→ Data excerpt
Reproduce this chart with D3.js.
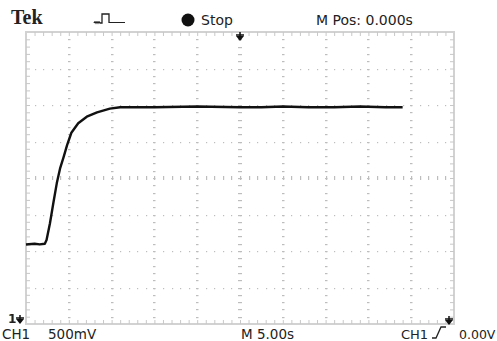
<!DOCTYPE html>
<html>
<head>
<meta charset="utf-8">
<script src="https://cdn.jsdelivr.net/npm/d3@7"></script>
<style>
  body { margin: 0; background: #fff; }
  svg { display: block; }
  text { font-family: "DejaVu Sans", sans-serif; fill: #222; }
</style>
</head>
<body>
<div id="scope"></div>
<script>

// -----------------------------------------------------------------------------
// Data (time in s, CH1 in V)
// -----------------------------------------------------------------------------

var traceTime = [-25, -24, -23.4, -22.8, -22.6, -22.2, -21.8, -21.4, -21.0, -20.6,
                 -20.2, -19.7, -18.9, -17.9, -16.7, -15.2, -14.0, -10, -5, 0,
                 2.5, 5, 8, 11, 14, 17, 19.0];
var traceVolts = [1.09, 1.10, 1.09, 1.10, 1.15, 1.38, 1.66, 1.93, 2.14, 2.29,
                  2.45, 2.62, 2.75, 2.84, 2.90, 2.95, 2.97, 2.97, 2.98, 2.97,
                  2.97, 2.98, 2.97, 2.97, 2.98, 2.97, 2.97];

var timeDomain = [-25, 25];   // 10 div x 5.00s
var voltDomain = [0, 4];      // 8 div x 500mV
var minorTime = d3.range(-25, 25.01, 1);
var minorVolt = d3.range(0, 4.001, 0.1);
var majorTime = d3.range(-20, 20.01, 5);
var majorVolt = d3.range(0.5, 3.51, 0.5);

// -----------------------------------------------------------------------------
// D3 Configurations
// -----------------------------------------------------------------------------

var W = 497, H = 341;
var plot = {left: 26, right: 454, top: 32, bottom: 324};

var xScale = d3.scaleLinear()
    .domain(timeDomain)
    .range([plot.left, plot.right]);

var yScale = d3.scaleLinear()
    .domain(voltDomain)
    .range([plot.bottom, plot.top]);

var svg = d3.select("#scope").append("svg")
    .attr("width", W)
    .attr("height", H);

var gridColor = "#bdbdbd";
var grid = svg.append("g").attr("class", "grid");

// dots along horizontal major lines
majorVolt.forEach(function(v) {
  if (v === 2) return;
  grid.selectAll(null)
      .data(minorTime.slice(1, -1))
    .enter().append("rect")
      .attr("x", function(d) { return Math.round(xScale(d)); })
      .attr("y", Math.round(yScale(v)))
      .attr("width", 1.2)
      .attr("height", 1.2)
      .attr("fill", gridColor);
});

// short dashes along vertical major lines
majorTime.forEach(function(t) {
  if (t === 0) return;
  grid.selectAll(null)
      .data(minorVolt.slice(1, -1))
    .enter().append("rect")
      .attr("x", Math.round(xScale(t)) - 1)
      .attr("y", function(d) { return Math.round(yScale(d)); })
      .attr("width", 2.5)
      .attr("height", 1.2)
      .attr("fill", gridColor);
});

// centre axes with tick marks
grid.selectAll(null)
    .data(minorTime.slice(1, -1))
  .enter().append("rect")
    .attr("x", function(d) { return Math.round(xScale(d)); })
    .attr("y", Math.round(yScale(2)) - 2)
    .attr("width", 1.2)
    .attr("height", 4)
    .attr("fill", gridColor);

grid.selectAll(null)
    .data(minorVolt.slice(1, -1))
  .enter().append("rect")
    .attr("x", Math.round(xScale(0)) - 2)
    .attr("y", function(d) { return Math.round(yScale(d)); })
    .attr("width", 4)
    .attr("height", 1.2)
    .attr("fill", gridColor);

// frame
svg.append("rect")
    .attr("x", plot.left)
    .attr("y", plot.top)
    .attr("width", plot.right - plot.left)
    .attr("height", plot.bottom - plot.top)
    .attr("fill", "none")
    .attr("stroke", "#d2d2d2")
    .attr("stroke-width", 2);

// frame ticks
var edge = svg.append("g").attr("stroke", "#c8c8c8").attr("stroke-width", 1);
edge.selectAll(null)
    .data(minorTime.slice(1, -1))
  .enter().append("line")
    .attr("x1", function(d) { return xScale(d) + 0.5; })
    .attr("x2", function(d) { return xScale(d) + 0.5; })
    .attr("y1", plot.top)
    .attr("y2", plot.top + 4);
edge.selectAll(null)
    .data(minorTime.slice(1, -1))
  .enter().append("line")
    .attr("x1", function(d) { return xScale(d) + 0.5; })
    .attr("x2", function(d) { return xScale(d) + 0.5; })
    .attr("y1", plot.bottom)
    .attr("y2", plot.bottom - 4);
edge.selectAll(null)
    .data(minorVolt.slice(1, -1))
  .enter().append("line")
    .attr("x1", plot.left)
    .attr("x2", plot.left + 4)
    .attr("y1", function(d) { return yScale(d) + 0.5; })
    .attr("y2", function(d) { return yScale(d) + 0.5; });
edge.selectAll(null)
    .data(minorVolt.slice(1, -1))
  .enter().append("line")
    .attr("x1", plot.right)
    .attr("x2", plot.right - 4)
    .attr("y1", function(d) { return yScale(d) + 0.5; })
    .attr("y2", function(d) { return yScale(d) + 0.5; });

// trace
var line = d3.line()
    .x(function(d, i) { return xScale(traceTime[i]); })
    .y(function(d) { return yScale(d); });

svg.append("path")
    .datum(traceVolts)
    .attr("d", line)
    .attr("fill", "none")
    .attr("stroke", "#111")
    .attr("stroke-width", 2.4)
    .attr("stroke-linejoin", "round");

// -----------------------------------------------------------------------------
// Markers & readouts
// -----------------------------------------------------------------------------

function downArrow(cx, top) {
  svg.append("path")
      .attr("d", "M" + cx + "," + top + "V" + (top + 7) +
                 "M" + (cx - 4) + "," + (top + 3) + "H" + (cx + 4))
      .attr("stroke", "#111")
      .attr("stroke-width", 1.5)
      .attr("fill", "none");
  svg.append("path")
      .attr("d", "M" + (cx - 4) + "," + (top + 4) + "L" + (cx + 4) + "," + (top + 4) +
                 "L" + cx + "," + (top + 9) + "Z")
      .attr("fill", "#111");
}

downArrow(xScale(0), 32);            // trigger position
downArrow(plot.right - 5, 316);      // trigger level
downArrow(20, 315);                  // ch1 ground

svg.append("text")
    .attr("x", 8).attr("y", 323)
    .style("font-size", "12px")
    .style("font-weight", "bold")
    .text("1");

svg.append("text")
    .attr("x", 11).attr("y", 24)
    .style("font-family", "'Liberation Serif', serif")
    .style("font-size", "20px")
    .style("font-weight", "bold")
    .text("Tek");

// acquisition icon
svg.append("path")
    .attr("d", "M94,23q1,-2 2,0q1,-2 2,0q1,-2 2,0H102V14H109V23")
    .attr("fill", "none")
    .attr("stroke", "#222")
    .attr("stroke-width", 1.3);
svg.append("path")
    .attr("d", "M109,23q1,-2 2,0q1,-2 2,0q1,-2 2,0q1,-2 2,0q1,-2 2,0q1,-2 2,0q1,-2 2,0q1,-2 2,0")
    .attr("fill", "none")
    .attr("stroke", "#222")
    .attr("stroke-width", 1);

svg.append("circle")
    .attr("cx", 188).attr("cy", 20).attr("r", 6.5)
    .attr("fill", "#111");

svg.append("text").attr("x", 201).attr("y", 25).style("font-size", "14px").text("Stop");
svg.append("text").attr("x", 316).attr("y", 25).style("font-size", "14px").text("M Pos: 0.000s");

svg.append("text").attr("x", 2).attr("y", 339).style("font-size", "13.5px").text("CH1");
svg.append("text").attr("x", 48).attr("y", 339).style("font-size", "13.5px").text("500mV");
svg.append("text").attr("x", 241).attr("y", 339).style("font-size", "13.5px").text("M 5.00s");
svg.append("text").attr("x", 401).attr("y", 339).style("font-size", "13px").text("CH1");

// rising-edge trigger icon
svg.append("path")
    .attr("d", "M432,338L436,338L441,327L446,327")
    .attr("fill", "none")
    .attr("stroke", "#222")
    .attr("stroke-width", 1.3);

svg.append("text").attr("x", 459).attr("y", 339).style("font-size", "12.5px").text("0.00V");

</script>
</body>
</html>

→ What needs to be done
Only the lines from the start of the material through the line containing "2.97, 2.98, 2.97, 2.97, 2.98, 2.97, 2.97];" should be transcribed. Pictures stay out.

→ Completed exercise
Reproduce this chart with D3.js.
<!DOCTYPE html>
<html>
<head>
<meta charset="utf-8">
<script src="https://cdn.jsdelivr.net/npm/d3@7"></script>
<style>
  body { margin: 0; background: #fff; }
  svg { display: block; }
  text { font-family: "DejaVu Sans", sans-serif; fill: #222; }
</style>
</head>
<body>
<div id="scope"></div>
<script>

// -----------------------------------------------------------------------------
// Data (time in s, CH1 in V)
// -----------------------------------------------------------------------------

var traceTime = [-25, -24, -23.4, -22.8, -22.6, -22.2, -21.8, -21.4, -21.0, -20.6,
                 -20.2, -19.7, -18.9, -17.9, -16.7, -15.2, -14.0, -10, -5, 0,
                 2.5, 5, 8, 11, 14, 17, 19.0];
var traceVolts = [1.09, 1.10, 1.09, 1.10, 1.15, 1.38, 1.66, 1.93, 2.14, 2.29,
                  2.45, 2.62, 2.75, 2.84, 2.90, 2.95, 2.97, 2.97, 2.98, 2.97,
                  2.97, 2.98, 2.97, 2.97, 2.98, 2.97, 2.97];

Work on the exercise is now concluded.